Chess

London Chess Classic – Round Two

Luke McShane scores another victory, report and photos by John Saunders

England’s Luke McShane is the sole leader of the 2010 London Chess Classic after beating Nigel Short in a complicated tactical struggle. Two points behind him is America’s Hikaru Nakamura who scored a great win against former world champion Vladimir Kramnik.

The Sicilian Dragon is one of the sharpest openings on a chess board and that was the chosen line for Luke McShane against Nigel Short. Unusually so, because Luke is not a regular Dragon player. As always with this opening, it soon became highly tactical and mind-bendingly complicated. At one point it looked as though Nigel was a couple of moves away from a big kingside mating attack but, when he came to calculate variations, he found Luke had counterstrokes against his major ideas.
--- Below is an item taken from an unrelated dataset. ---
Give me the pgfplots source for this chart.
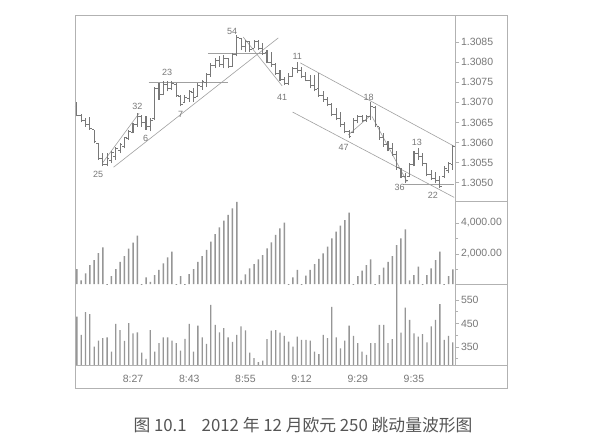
\documentclass[border=0pt]{standalone}
\usepackage{fontspec}
\setmainfont{Liberation Sans}
\newfontfamily\cjk{Noto Sans CJK SC}
\usepackage{pgfplots}
\usepackage{pgfplotstable}
\pgfplotsset{compat=1.18}
\definecolor{framegray}{RGB}{178,178,178}
\definecolor{bargray}{RGB}{150,150,150}
\definecolor{ohlcgray}{RGB}{120,120,120}
\definecolor{txtgray}{RGB}{120,120,120}
\definecolor{capgray}{RGB}{85,85,85}
\pgfdeclareplotmark{openmark}{\pgfpathmoveto{\pgfqpoint{-2.3pt}{0pt}}\pgfpathlineto{\pgfqpoint{0pt}{0pt}}\pgfusepathqstroke}
\pgfdeclareplotmark{closemark}{\pgfpathmoveto{\pgfqpoint{0pt}{0pt}}\pgfpathlineto{\pgfqpoint{2.3pt}{0pt}}\pgfusepathqstroke}
\tikzset{lab/.style={font=\fontsize{9}{10}\selectfont, text=txtgray, inner sep=0pt}}

\pgfplotstableread{
i o h l c
0 1.30690 1.30700 1.30665 1.30668
1 1.30668 1.30670 1.30650 1.30655
2 1.30655 1.30662 1.30640 1.30645
3 1.30645 1.30664 1.30632 1.30635
4 1.30632 1.30632 1.30598 1.30602
5 1.30598 1.30598 1.30557 1.30560
6 1.30560 1.30574 1.30541 1.30545
7 1.30545 1.30574 1.30541 1.30560
8 1.30555 1.30578 1.30549 1.30575
9 1.30565 1.30590 1.30557 1.30585
10 1.30580 1.30599 1.30574 1.30595
11 1.30590 1.30615 1.30586 1.30612
12 1.30610 1.30632 1.30607 1.30628
13 1.30625 1.30648 1.30623 1.30645
14 1.30645 1.30673 1.30640 1.30665
15 1.30665 1.30669 1.30640 1.30650
16 1.30650 1.30665 1.30632 1.30640
17 1.30640 1.30661 1.30628 1.30655
18 1.30660 1.30739 1.30656 1.30735
19 1.30735 1.30747 1.30706 1.30720
20 1.30720 1.30752 1.30718 1.30745
21 1.30745 1.30752 1.30727 1.30735
22 1.30735 1.30753 1.30731 1.30748
23 1.30745 1.30747 1.30714 1.30718
24 1.30715 1.30719 1.30690 1.30695
25 1.30700 1.30719 1.30698 1.30712
26 1.30710 1.30731 1.30702 1.30728
27 1.30725 1.30735 1.30702 1.30712
28 1.30715 1.30747 1.30714 1.30742
29 1.30740 1.30755 1.30731 1.30752
30 1.30750 1.30772 1.30739 1.30768
31 1.30768 1.30797 1.30764 1.30792
32 1.30792 1.30809 1.30785 1.30805
33 1.30805 1.30814 1.30789 1.30795
34 1.30795 1.30818 1.30785 1.30810
35 1.30808 1.30809 1.30785 1.30790
36 1.30790 1.30822 1.30789 1.30818
37 1.30818 1.30867 1.30814 1.30860
38 1.30858 1.30859 1.30830 1.30838
39 1.30838 1.30855 1.30826 1.30850
40 1.30850 1.30851 1.30826 1.30832
41 1.30835 1.30855 1.30834 1.30850
42 1.30850 1.30855 1.30830 1.30835
43 1.30835 1.30847 1.30818 1.30822
44 1.30825 1.30830 1.30797 1.30800
45 1.30800 1.30826 1.30789 1.30795
46 1.30795 1.30797 1.30768 1.30772
47 1.30772 1.30781 1.30752 1.30756
48 1.30756 1.30764 1.30743 1.30746
49 1.30748 1.30772 1.30743 1.30765
50 1.30765 1.30789 1.30764 1.30785
51 1.30785 1.30801 1.30772 1.30780
52 1.30780 1.30789 1.30760 1.30765
53 1.30765 1.30776 1.30752 1.30755
54 1.30755 1.30768 1.30735 1.30742
55 1.30742 1.30768 1.30727 1.30732
56 1.30735 1.30772 1.30714 1.30718
57 1.30718 1.30727 1.30702 1.30706
58 1.30706 1.30714 1.30690 1.30695
59 1.30695 1.30698 1.30665 1.30670
60 1.30670 1.30685 1.30656 1.30660
61 1.30660 1.30677 1.30640 1.30645
62 1.30645 1.30652 1.30623 1.30628
63 1.30628 1.30632 1.30611 1.30615
64 1.30625 1.30661 1.30623 1.30655
65 1.30655 1.30669 1.30648 1.30665
66 1.30665 1.30669 1.30652 1.30656
67 1.30656 1.30669 1.30652 1.30666
68 1.30665 1.30702 1.30656 1.30690
69 1.30688 1.30690 1.30640 1.30645
70 1.30640 1.30640 1.30607 1.30612
71 1.30612 1.30623 1.30590 1.30595
72 1.30595 1.30603 1.30578 1.30585
73 1.30585 1.30599 1.30566 1.30570
74 1.30570 1.30578 1.30532 1.30538
75 1.30535 1.30537 1.30512 1.30515
76 1.30515 1.30524 1.30499 1.30505
77 1.30516 1.30549 1.30516 1.30545
78 1.30545 1.30578 1.30541 1.30572
79 1.30572 1.30586 1.30557 1.30565
80 1.30565 1.30574 1.30541 1.30548
81 1.30548 1.30549 1.30516 1.30520
82 1.30520 1.30532 1.30508 1.30512
83 1.30512 1.30528 1.30499 1.30505
84 1.30505 1.30516 1.30487 1.30492
85 1.30515 1.30541 1.30512 1.30535
86 1.30530 1.30553 1.30524 1.30548
87 1.30545 1.30594 1.30532 1.30590
}\ohlc

\pgfplotstableread{
i w v
0 1030 479
1 300 401
2 750 498
3 1290 490
4 1610 351
5 2060 377
6 2430 387
7 0 391
8 580 330
9 1030 448
10 1500 422
11 1870 376
12 2340 451
13 2730 408
14 3180 412
15 0 326
16 490 299
17 200 422
18 645 330
19 970 366
20 1400 391
21 1790 391
22 2150 377
23 0 366
24 580 334
25 0 384
26 710 448
27 1030 330
28 1500 441
29 1870 391
30 2260 363
31 2800 529
32 3290 444
33 3720 412
34 4150 430
35 4520 391
36 4950 372
37 5370 401
38 300 437
39 690 420
40 1080 326
41 1350 302
42 1660 285
43 1935 292
44 2370 383
45 2750 419
46 3230 422
47 3660 411
48 4020 397
49 0 373
50 500 351
51 970 394
52 0 380
53 600 380
54 970 377
55 1350 330
56 1680 319
57 2040 401
58 2470 387
59 3010 521
60 3440 391
61 3830 344
62 4190 377
63 4670 441
64 0 397
65 580 366
66 920 330
67 1290 316
68 1660 366
69 0 366
70 645 444
71 1120 444
72 1500 366
73 1870 383
74 2580 640
75 3010 411
76 3590 517
77 300 465
78 645 408
79 1180 394
80 0 405
81 645 369
82 1080 437
83 1610 465
84 2150 532
85 0 380
86 580 397
87 1010 369
}\vol

\begin{document}
\begin{tikzpicture}
\fill[white] (0pt,0pt) rectangle (600pt,436pt);
\pgfplotsset{panel/.style={scale only axis, width=379pt, xmin=-0.2, xmax=87.5,
  anchor=south west, axis y line*=right,
  y axis line style={draw=framegray, line width=0.8pt},
  ytick style={draw=framegray, line width=0.8pt},
  minor y tick style={draw=framegray, line width=0.8pt},
  tick label style={font=\fontsize{10.5}{12}\selectfont, text=txtgray},
  tick align=outside, major tick length=4pt, minor tick length=3pt,
  yticklabel style={xshift=-1.5pt}}}

% price panel
\begin{axis}[panel, axis x line=none, at={(76pt,235pt)}, height=186pt, ymin=1.30455, ymax=1.30917,
  ytick={1.3050,1.3055,1.3060,1.3065,1.3070,1.3075,1.3080,1.3085},
  yticklabels={1.3050,1.3055,1.3060,1.3065,1.3070,1.3075,1.3080,1.3085}]
\addplot[draw=ohlcgray!70, line width=0.6pt] coordinates {(8.5,1.30539) (46.6,1.30860)};
\addplot[draw=ohlcgray!70, line width=0.6pt] coordinates {(5.9,1.30549) (14.4,1.30673)};
\addplot[draw=ohlcgray!70, line width=0.6pt] coordinates {(16.6,1.30750) (34.9,1.30750)};
\addplot[draw=ohlcgray!70, line width=0.6pt] coordinates {(30.3,1.30823) (44.1,1.30823)};
\addplot[draw=ohlcgray!70, line width=0.6pt] coordinates {(38.5,1.30862) (47.5,1.30741)};
\addplot[draw=ohlcgray!70, line width=0.6pt] coordinates {(51.7,1.30798) (87.3,1.30591)};
\addplot[draw=ohlcgray!70, line width=0.6pt] coordinates {(49.9,1.30676) (87.3,1.30464)};
\addplot[draw=ohlcgray!70, line width=0.6pt] coordinates {(75.5,1.30497) (87.3,1.30497)};
\addplot[draw=ohlcgray!70, line width=0.6pt] coordinates {(62.8,1.30619) (67.9,1.30667)};
\addplot[draw=ohlcgray!70, line width=0.6pt] coordinates {(68.3,1.30665) (76.4,1.30503)};
\addplot[draw=none, mark=none, error bars/.cd, y dir=plus, y explicit, error mark=none,
  error bar style={draw=ohlcgray, line width=1.1pt}]
  table[x=i, y=l, y error expr=\thisrow{h}-\thisrow{l}] {\ohlc};
\addplot[only marks, mark=openmark, mark options={draw=ohlcgray, line width=1pt}] table[x=i, y=o] {\ohlc};
\addplot[only marks, mark=closemark, mark options={draw=ohlcgray, line width=1pt}] table[x=i, y=c] {\ohlc};
\node[lab] at (axis cs:4.9,1.30522) {25};
\node[lab] at (axis cs:14.0,1.30691) {32};
\node[lab] at (axis cs:15.9,1.30611) {6};
\node[lab] at (axis cs:20.9,1.30775) {23};
\node[lab] at (axis cs:24.0,1.30669) {7};
\node[lab] at (axis cs:35.9,1.30877) {54};
\node[lab] at (axis cs:47.5,1.30713) {41};
\node[lab] at (axis cs:51.0,1.30815) {11};
\node[lab] at (axis cs:61.7,1.30589) {47};
\node[lab] at (axis cs:67.5,1.30713) {18};
\node[lab] at (axis cs:74.7,1.30489) {36};
\node[lab] at (axis cs:78.7,1.30600) {13};
\node[lab] at (axis cs:82.4,1.30468) {22};
\end{axis}

% wave volume panel
\begin{axis}[panel, axis x line=none, at={(76pt,152pt)}, height=83pt, ymin=65, ymax=5419,
  ytick={2000,4000}, yticklabels={{2,000.00},{4,000.00}}, minor ytick={1000,3000}]
\addplot[ybar, bar width=1.5pt, fill=bargray, draw=none] table[x=i, y=w] {\vol};
\end{axis}

% volume panel
\begin{axis}[panel, at={(76pt,71pt)}, height=81pt, ymin=273, ymax=618,
  ytick={350,450,550}, yticklabels={350,450,550}, minor ytick={300,400,500},
  axis x line*=bottom, x axis line style={draw=framegray, line width=0.8pt},
  xtick={13,26,39,52,65,78}, xticklabels={8:27,8:43,8:55,9:12,9:29,9:35},
  xtick style={draw=none}, xticklabel style={yshift=-3pt}]
\addplot[ybar, bar width=1.3pt, fill=bargray, draw=none] table[x=i, y=v] {\vol};
\end{axis}

\draw[framegray, line width=0.8pt] (75.5pt,48pt) rectangle (507pt,421pt);
\draw[framegray, line width=0.8pt] (455pt,235pt) -- (507pt,235pt);
\draw[framegray, line width=0.8pt] (455pt,152pt) -- (507pt,152pt);
\draw[framegray, line width=0.8pt] (75.5pt,71pt) -- (507pt,71pt);
\node[font=\cjk\fontsize{16.8}{18}\selectfont, text=capgray] at (303pt,11pt) {图 10.1\hspace{15pt}2012 年 12 月欧元 250 跳动量波形图};
\end{tikzpicture}
\end{document}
He tried a g5 thrust instead but soon the queens were exchanged and his weak pawns vulnerable to attack. It was still an exciting spectacle as the two players raced passed pawns down the board, but there could only be one winner as Luke had more pawns. The win takes him into sole lead in the tournament with a maximum six out of six.

Short McShane rd 2

Let’s try to think of presents we wouldn’t want for our birthday. In my case it would be a ticket to a Barry Manilow concert or the memoirs of some tedious politician. Hikaru Nakamura celebrates his 23rd birthday today and his ‘gift’ was a Black pairing with Vladimir Kramnik. And his gift from Vlad? A Catalan Opening. Not unexpected, but I’m guessing that Hikaru’s thought when he saw the ex-world champion prod his pawn to g3 was not so much “Ooh, a Catalan – just what I always wanted!” than “what have I done to deserve this?” Vlad’s Catalan is so good that he ‘lent’ it to Vishy Anand to help him defeat Veselin Topalov in their world championship match earlier this year (now that really was a gift you’d want to have).

But that is not the story of the game. Vlad soon transposed into a Nimzo-Indian and seemed to getting a spatial advantage. But on move 12 he unexpectedly gave up piece for some play. But how much play? Not very much, as it turned out, so maybe this was Vlad’s real gift to his youthful opponent. There were a few tactics as the players reached the time trouble and Nakamura’s king had to flee up the board. But it all held together somehow and Hikaru had the perfect birthday gift after all a win with Black against Kramnik. Add that to his rugged draw against Vishy Anand in the first round and he has made a remarkable start to the tournament.

London Nakamura Kramnik rd 2

Magnus Carlsen bounced back from his first round defeat with a win against England number one Mickey Adams. It was deep, positional game, emerging from an English opening. For much of the game it seemed that Mickey stood pretty well but, short of time, he embroiled his pieces in a kingside attack that didn’t achieve much, whilst the Norwegian pieces took advantage on the opposite side of the board and won material. Faced with an enemy pawn about to queen, Mickey resigned.

London Carlsen Adams rd 2

World champion Vishy Anand is getting good positions in London but can’t quite seem to put his opponents away. At one point, near the time control, it looked as though David Howell might succumb to a concerted attack by Vishy’s queen and rook. David had to surrender a pawn but gained just enough play to hold off the world champion and eventually regained the pawn. It was a splendid rearguard effort by the young Englishman and a psychological boost after his unhappy first round. A second draw is bad news for the world champion, however, as it only garners him a total of two points compared to three other competitors who have won one and lost one but score three points for their win.

London Howell Anand rd 2

Scores after round 2: Luke McShane 6/6, Hikaru Nakamura 4, Adams, Carlsen, Kramnik 3, Anand 2, Howell 1, Short 0. (Note, games are scored 3 points for a win, 1 point for a draw and 0 points for a loss)

Note that we revert to the normal time of 2pm GMT from Round 3 tomorrow.